Until the month of August 1863, the Association received all the wounded soldiers it could accommodate. No distinction was made by Government between the Association and the various depots for sick and wounded men established in New York and its vicinity. In August, however, an order was made, forbidding all sick and disabled soldiers, not furloughed or discharged, from receiving other than Government care, and we were able to aid thereafter only such as had been actually discharged from service, or furloughed, or were on their way to rejoin their regiments.

==Architecture and fittings==
The Association occupied the second, third, fourth and fifth stories of the building, which was 25 × 175 ft in dimensions. It was thoroughly ventilated and lighted. The ground floor and basement were occupied by the Superintendent for his private business; the entire building being rented for per annum, of which the Superintendent paid . The first story was used as a reception and baggage room, and for the office of the Association. The reception room was used at night for a sleeping room, and in the office were the closets and store rooms for clothing and supplies of that description. The second story contained the "sick ward." The first half was devoted to convalescents, and the rear half exclusively to cases of serious illness and to surgical cases. The apartment of the Resident Physician and Surgeon, and the medical storeroom were on this floor. The third story was a grand Dormitory. It contains 86 beds. The upper story contained the dining hall, the kitchen, pantries, laundry and wash room. Each floor was furnished with supplies of water, in bathrooms, water closets and wash stands. The laundry was fitted with the necessary conveniences for washing bed linen and soldiers' garments.

At the opening of these rooms, private sources provided many articles essential to the fitting of them. The United States, through the agency of Dr. R. I. Satterlee, Medical Purveyor, provided a large quantity of hospital bedding, beds, cups, and litters. The United States Sanitary Commission also provided supplies.

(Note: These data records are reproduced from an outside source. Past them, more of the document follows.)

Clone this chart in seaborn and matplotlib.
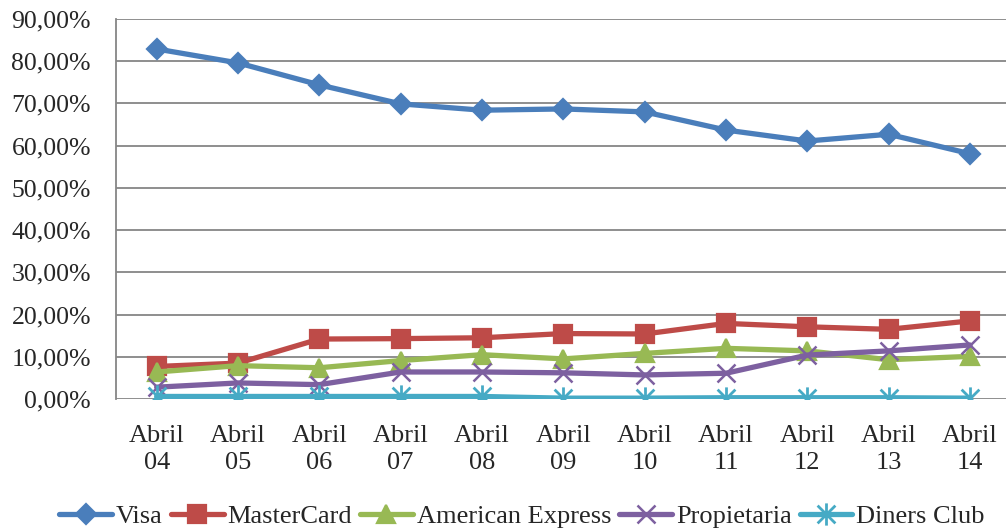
import matplotlib
matplotlib.use("Agg")
import matplotlib.pyplot as plt
import seaborn as sns
import pandas as pd
from matplotlib.ticker import FuncFormatter
from matplotlib.path import Path

categories = ["Abril\n04", "Abril\n05", "Abril\n06", "Abril\n07", "Abril\n08", "Abril\n09",
              "Abril\n10", "Abril\n11", "Abril\n12", "Abril\n13", "Abril\n14"]
visa = [82.9, 79.6, 74.4, 69.9, 68.4, 68.7, 68.0, 63.7, 61.1, 62.7, 58.1]
mastercard = [7.7, 8.5, 14.2, 14.3, 14.5, 15.5, 15.4, 17.9, 17.1, 16.5, 18.5]
amex = [6.4, 7.9, 7.4, 9.1, 10.5, 9.5, 10.8, 12.0, 11.4, 9.3, 10.1]
propietaria = [2.8, 3.8, 3.4, 6.4, 6.4, 6.2, 5.7, 6.1, 10.4, 11.4, 12.8]
diners = [0.6, 0.6, 0.6, 0.6, 0.6, 0.2, 0.2, 0.3, 0.3, 0.3, 0.2]

series = {
    "Visa": visa,
    "MasterCard": mastercard,
    "American Express": amex,
    "Propietaria": propietaria,
    "Diners Club": diners,
}
colors = {
    "Visa": "#4A7EBB",
    "MasterCard": "#BE4B48",
    "American Express": "#98B954",
    "Propietaria": "#7D60A0",
    "Diners Club": "#46AAC5",
}

# asterisk: vertical bar plus an X
ast = Path([(0, -1), (0, 1), (-0.8, -0.8), (0.8, 0.8), (-0.8, 0.8), (0.8, -0.8)],
           [Path.MOVETO, Path.LINETO, Path.MOVETO, Path.LINETO, Path.MOVETO, Path.LINETO])

markers = {
    "Visa": "D",
    "MasterCard": "s",
    "American Express": "^",
    "Propietaria": "x",
    "Diners Club": ast,
}
msizes = {
    "Visa": 10,
    "MasterCard": 13,
    "American Express": 13,
    "Propietaria": 13,
    "Diners Club": 16,
}
mews = {
    "Visa": 1.6,
    "MasterCard": 1.6,
    "American Express": 1.6,
    "Propietaria": 1.8,
    "Diners Club": 2.0,
}

sns.set_style("white")
plt.rcParams["font.family"] = ["Liberation Serif", "DejaVu Serif"]

fig = plt.figure(figsize=(10.06, 5.31), dpi=100)
ax = fig.add_axes([116 / 1006, 1 - 399 / 531, 894.6 / 1006, 380 / 531])

for name, vals in series.items():
    df = pd.DataFrame({"x": categories, "y": vals})
    sns.lineplot(data=df, x="x", y="y", ax=ax, color=colors[name], lw=3.8,
                 marker=markers[name], markersize=msizes[name],
                 mec=colors[name], mfc=colors[name], mew=mews[name], label=name,
                 sort=False)

ax.set_xlim(-0.5, 10.5)
ax.set_ylim(0, 90)
ax.set_yticks(range(0, 91, 10))
ax.yaxis.set_major_formatter(FuncFormatter(lambda v, p: f"{v:.2f}".replace(".", ",") + "%"))
ax.grid(axis="y", color="#868686", lw=1.3)
ax.grid(axis="x", visible=False)
ax.set_axisbelow(True)
for s in ["top", "right", "bottom"]:
    ax.spines[s].set_visible(False)
ax.spines["left"].set_color("#868686")
ax.spines["left"].set_linewidth(1.3)
ax.set_xlabel("")
ax.set_ylabel("")
ax.tick_params(axis="y", labelsize=18.5, length=0, pad=18)
ax.tick_params(axis="x", labelsize=19, length=0, pad=19)
for t in ax.get_xticklabels():
    t.set_linespacing(1.25)

handles, labels = ax.get_legend_handles_labels()
ax.get_legend().remove()
fig.legend(handles, labels, loc="center", bbox_to_anchor=(0.519, 0.027), ncol=5,
           frameon=False, fontsize=19, handlelength=2.0, handletextpad=0.15,
           columnspacing=0.3, borderaxespad=0)

fig.savefig("out.png", dpi=100)
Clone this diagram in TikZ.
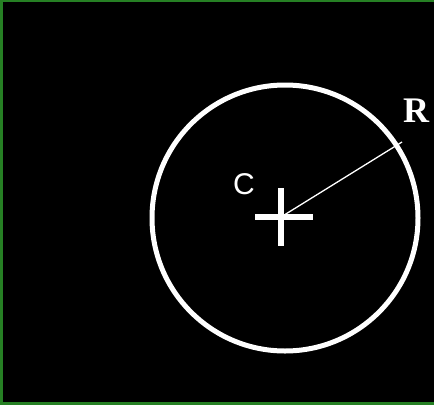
\documentclass[tikz,border=0pt]{standalone}
\usepackage{fontspec}
\newfontfamily\labelsans{Liberation Sans}
\newfontfamily\labelserif{Liberation Serif}
\usepackage{xcolor}
\usepackage{tikz}
\usetikzlibrary{positioning}
\definecolor{frameGreen}{RGB}{38,128,36}

\begin{document}
\begin{tikzpicture}[x=1pt, y=-1pt]
      \useasboundingbox (0,0) rectangle (434,405);
      \fill[black] (0,0) rectangle (434,405);
      \fill[frameGreen] (0,0) rectangle (434,2);
      \fill[frameGreen] (0,0) rectangle (3,405);
      \fill[frameGreen] (0,402) rectangle (434,405);

      \coordinate (centre) at (285,218);
      \coordinate (cross) at (281,217);
      \coordinate (rim) at (402,142);

      \draw[white, line width=5pt] (centre) circle (133pt);
      \draw[white, line width=6pt, shift={(cross)}] (-26,0) -- (32,0);
      \draw[white, line width=6pt, shift={(cross)}] (0,-29) -- (0,29);
      \draw[white, line width=1.3pt] (cross) -- (rim);

      \node[white, font=\labelsans\fontsize{30}{30}\selectfont] (lblC) at (244,184) {C};
      \node[white, font=\labelserif\bfseries\fontsize{36}{36}\selectfont] (lblR) at (416,111) {R};
    \end{tikzpicture}
\end{document}
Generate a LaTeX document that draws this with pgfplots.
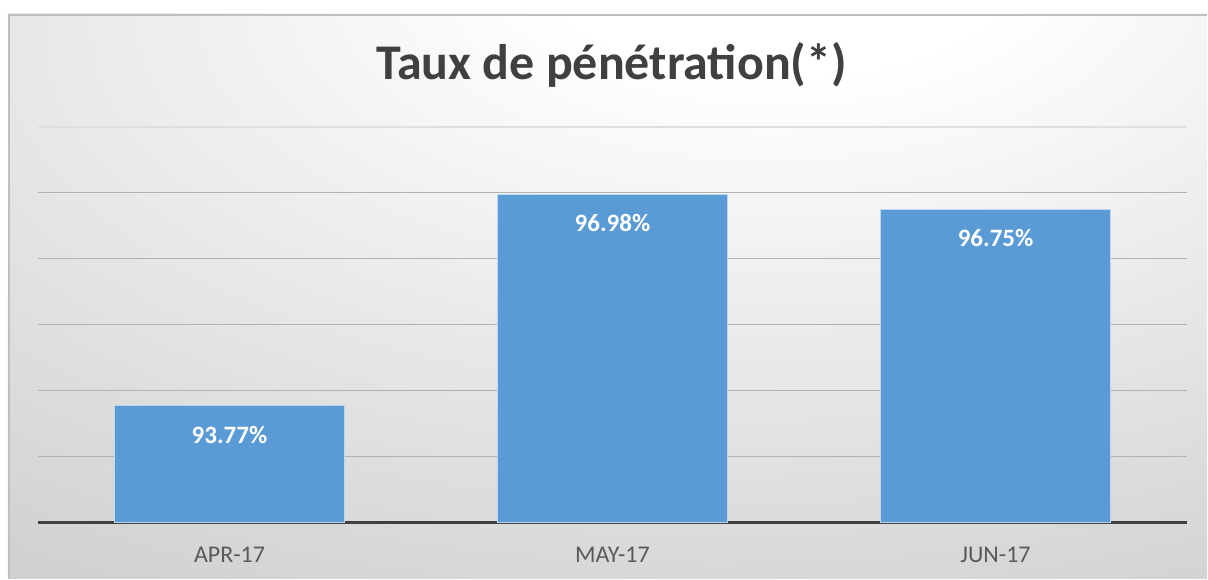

From benevolent and soldiers' relief societies, and from town and church organizations and individuals in the Eastern States and in New York, a host of articles were received-among them second-hand clothing, shirts, stockings, drawers, undershirts, brandies, wines, fruits, pickles, jellies, lint, bandages, crutches, and slippers.

==Administration==
The Association was indebted to Colonel John H. Almy, Military Agent of the States of Connecticut and Rhode Island, for his time and business attainments. He and the Corresponding Secretary of the Association, Major William H. L. Barnes, assisted in the preparation of documents and reports relating to the Association. The administration of the Association was led by Dr. Everett Herrick, Resident Physician and Surgeon. The business department of the Association included the services of Major George Browne and the Messrs. Downing. Elizabeth Augusta Russell, Matron, had under her immediate charge all the "housekeeping" affairs.

A Women's Auxiliary Committee was formed soon after the establishment of the Association, consisting of 30 women who took their turn of service as nurses for the sick and wounded through the year, and provided for them additional luxuries and delicacies to those furnished by the Association and the Government rations. These women were the wives and daughters of merchants, clergymen, physicians, and lawyers of the city. The women, in addition to their services as nurses, took part in a choir for the Sabbath services, in which all the exercises were by volunteers.

The care of the sick and wounded men during the night, devolved the Night Watchers' Association, a voluntary committee of young men, who during a period of three years, supplied the needful watch over the invalid soldiers.